Just a post to start a discussion on how leagues limit player usage if at all.
Why limit player usage at all? What’s the point?
I guess a couple reasons. One is accuracy in stats. While it is true that if your APBA leagues of the 8-12 team variety and is drafting from the entire MLB pool, your stats will be skewed. Batting averages will be down and ERAs will be high. (that’s not to say that some leagues get around this. Some may use stock teams. Others may artificially keep the draft pool limited. I’d love to hear how).
Another reason is realism. Closely related to accuracy but not quite the same thing. While I would love to bring in Brad Lidge in the second and leave in him to finish the game, it just isn’t realistic.
Finally, limiting player usage is just plain fair for everyone in the league. Managers can’t just draft that nifty rookie with no potential but whatta card! and bat him cleanup 162 games. You get the idea.
The Illowa APBA League handles player usage this way:
Position Players are restricted to the number of games and at-bats
Pitchers are limited to games started, games relieved, and innings pitched
Sounds simple enough but we have a couple complimentary rules that go along with it.
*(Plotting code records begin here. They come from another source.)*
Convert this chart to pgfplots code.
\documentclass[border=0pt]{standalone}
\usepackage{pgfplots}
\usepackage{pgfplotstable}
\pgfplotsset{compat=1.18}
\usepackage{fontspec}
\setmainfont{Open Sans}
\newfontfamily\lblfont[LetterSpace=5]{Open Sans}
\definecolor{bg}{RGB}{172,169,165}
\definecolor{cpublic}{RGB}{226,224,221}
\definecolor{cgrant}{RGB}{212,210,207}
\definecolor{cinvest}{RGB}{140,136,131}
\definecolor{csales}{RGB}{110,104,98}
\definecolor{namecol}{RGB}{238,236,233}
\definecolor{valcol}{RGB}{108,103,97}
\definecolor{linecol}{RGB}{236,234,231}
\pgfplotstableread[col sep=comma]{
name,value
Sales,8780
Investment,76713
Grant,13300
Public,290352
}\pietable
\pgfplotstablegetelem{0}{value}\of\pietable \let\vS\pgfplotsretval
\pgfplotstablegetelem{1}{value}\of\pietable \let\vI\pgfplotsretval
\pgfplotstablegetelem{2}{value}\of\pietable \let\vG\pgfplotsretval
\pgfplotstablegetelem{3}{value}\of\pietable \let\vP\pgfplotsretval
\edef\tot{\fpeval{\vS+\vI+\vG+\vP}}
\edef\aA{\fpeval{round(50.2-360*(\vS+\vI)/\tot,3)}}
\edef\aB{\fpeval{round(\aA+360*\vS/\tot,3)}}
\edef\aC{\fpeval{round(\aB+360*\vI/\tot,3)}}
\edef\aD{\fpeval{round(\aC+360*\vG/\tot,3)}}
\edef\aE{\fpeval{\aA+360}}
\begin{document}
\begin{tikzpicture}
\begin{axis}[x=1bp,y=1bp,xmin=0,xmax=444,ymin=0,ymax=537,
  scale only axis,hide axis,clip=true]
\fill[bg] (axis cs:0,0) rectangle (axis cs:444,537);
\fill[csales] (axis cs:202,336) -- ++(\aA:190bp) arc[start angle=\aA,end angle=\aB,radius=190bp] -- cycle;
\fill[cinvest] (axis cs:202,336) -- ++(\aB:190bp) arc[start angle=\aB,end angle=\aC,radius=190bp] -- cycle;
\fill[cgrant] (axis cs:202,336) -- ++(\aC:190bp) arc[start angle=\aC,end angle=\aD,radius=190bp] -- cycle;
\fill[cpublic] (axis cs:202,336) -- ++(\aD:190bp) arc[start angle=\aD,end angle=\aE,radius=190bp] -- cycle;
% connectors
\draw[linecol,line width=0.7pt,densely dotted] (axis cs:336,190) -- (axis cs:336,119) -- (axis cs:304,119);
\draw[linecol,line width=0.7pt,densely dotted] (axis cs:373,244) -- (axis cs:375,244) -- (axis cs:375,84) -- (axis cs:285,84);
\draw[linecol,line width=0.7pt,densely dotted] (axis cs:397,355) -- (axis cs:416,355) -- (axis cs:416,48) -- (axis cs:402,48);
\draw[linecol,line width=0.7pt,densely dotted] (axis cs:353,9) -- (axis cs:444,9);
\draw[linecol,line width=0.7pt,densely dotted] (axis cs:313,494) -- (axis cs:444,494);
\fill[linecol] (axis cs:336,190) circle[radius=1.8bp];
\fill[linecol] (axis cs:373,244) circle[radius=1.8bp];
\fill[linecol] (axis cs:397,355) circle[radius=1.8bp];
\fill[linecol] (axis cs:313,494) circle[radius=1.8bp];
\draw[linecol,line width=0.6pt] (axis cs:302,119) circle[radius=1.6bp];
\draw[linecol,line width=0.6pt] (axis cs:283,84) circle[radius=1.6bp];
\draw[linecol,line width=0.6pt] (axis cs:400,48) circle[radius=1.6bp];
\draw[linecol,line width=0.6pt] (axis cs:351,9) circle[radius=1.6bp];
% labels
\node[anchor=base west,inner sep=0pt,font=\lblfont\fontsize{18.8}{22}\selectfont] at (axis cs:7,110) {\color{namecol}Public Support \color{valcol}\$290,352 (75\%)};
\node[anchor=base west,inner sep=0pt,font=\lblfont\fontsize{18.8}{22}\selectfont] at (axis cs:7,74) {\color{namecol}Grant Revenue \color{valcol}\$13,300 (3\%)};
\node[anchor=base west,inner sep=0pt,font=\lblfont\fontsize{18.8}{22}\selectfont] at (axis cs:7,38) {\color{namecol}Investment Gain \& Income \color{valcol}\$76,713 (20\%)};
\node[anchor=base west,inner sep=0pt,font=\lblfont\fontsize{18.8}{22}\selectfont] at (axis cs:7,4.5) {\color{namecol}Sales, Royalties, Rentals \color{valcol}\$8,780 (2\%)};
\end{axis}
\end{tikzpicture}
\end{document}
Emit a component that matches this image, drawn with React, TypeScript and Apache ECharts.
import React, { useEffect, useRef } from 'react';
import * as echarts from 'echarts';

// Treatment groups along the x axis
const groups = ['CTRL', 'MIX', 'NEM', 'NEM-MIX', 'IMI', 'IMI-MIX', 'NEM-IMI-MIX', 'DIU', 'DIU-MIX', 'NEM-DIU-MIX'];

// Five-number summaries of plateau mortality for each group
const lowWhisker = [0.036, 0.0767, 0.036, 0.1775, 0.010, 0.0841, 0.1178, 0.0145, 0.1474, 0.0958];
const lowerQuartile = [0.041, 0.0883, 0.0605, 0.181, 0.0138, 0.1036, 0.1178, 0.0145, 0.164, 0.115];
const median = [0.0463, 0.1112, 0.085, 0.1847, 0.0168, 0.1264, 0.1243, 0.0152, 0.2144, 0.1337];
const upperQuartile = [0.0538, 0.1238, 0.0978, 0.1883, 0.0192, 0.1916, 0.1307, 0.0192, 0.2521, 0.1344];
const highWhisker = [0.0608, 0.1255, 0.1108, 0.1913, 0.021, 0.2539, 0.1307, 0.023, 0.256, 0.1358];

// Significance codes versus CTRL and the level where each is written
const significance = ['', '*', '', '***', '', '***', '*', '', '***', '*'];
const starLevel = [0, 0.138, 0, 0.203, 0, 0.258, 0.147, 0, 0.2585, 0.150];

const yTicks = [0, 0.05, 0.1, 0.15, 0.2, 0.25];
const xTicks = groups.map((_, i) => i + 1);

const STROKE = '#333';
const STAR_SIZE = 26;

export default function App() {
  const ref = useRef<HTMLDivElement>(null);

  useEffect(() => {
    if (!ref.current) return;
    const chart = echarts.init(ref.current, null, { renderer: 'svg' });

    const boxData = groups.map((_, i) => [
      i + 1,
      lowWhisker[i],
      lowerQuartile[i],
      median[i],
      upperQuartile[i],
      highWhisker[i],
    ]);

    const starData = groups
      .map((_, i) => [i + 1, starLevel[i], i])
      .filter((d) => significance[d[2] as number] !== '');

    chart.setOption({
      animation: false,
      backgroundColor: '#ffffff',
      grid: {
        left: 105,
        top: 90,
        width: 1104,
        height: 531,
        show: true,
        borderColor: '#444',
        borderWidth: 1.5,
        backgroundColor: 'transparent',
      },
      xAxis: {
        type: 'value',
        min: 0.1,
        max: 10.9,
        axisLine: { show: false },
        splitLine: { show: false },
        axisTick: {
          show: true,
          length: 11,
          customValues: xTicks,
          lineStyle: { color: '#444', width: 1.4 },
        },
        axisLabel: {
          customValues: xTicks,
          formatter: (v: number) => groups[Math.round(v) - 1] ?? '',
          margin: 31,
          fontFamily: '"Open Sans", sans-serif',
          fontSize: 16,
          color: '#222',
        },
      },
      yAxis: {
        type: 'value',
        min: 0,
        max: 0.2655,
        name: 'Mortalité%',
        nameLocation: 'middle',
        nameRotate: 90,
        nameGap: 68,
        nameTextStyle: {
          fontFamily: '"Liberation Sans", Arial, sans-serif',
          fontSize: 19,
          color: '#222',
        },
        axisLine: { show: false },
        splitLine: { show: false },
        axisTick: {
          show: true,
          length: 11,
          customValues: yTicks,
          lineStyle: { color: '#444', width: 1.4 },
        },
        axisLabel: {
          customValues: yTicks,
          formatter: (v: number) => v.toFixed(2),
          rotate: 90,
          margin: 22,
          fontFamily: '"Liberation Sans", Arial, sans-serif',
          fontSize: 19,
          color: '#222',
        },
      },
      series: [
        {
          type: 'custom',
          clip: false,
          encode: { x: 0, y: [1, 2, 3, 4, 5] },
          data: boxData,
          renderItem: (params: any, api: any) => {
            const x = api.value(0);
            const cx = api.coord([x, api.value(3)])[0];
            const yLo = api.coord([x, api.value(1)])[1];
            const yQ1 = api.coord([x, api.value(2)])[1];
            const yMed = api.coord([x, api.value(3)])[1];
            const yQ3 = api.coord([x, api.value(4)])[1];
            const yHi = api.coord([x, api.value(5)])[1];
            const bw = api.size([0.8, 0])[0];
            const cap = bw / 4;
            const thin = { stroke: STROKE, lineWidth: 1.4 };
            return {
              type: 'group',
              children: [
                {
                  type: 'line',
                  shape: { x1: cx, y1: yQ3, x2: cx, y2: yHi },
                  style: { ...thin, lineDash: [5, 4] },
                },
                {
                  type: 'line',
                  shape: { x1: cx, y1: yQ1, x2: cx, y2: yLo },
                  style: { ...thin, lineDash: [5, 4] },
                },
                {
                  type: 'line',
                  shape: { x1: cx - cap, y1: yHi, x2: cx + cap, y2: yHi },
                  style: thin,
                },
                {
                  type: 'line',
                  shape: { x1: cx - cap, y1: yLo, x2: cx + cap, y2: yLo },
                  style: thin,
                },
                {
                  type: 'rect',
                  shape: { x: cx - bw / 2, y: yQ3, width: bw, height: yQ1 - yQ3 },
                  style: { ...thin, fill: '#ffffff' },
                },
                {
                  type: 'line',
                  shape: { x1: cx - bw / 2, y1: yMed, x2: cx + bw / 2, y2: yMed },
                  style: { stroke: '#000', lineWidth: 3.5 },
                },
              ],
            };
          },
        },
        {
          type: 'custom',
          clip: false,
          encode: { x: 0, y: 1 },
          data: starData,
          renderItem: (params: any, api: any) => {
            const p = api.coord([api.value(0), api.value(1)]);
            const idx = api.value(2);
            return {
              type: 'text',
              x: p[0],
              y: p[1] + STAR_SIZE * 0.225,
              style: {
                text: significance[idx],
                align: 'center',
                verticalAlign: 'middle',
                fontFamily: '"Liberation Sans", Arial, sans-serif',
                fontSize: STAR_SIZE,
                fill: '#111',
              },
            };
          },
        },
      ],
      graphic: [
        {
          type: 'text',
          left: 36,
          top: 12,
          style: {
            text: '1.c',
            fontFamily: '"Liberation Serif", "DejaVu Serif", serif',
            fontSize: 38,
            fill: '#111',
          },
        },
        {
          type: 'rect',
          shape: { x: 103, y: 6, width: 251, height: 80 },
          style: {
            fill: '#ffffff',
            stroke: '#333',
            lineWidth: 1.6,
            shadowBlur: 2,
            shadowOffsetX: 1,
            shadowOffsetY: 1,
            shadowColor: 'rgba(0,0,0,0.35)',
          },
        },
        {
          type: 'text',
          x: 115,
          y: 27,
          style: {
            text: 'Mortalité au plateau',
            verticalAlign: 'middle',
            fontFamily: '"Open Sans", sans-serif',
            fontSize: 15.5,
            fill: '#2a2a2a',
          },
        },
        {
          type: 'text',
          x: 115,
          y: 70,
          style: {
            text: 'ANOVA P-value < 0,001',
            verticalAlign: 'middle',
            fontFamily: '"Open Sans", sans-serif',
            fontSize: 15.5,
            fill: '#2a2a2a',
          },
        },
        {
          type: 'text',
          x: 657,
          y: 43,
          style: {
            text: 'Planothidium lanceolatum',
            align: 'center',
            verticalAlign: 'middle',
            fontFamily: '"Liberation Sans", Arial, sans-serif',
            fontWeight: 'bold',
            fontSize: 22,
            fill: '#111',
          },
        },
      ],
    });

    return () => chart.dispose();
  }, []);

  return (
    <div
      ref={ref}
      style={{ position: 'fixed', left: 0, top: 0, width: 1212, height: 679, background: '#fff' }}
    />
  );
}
Beginning with how we handle secondary defensive positions.
- If player has a position listed first on his card, he is unlimited at that position (up to his actual games).
- If a player played 40 games (inclusive) or more at a position, he is unlimited (again up to his actual games).
- If a player played 10 to 39 games (inclusive) at a position, he may play 40 games at that position.
- If a player played 1 to 9 games (inclusive) at a position, he may play 10 games at that position.
- If a player has a position on his card that he did not play, he may play 1 game at that position.
Maybe it sounds gratuitous but it gives us some leeway when draft time comes and we’re trying to fill our depth chart.
Regarding pitching, we have instituted a rule that helps out managers to stretch out their limits.
“D” pitchers are limited to twice their games and innings. They may also be used in relief.
The D pitchers rule does indeed help us and one would think it lead to skewed stats and D pitchers leading the league in IP and maybe some other categories since they are allowed to pitch so much. This usually is not the case (who wants to pitch a D anyway?) but I must confess that this year, my Thunderchickens’ Scott Olsen is getting his share of innings due to me going with a smaller bullpen than I would like. Ugh!
Overall, our player usage limit system works pretty well. It attempts to deal with the accuracy and fairness issues described above and does so fairly. I admit, it does nothing about the realism issue. There is nothing to prevent me from say, using my A* for the 2nd through 9th inning for every game till his innings ran out. Managers in our league are pretty good about stay pretty true to the game and we don’t see much of that. Let’s face it, it’s not in our team’s best interest.
If we’re good (and most of us are), we calculate our remaining limits for the players on our team after each month. Actually, I just have Excel just calculate it for me. If we happen to go over our limits at the end of the season (hey, it happens to the best of us), there is the chance our draft position will be penalized. So we do our best to keep both eyes on our limits.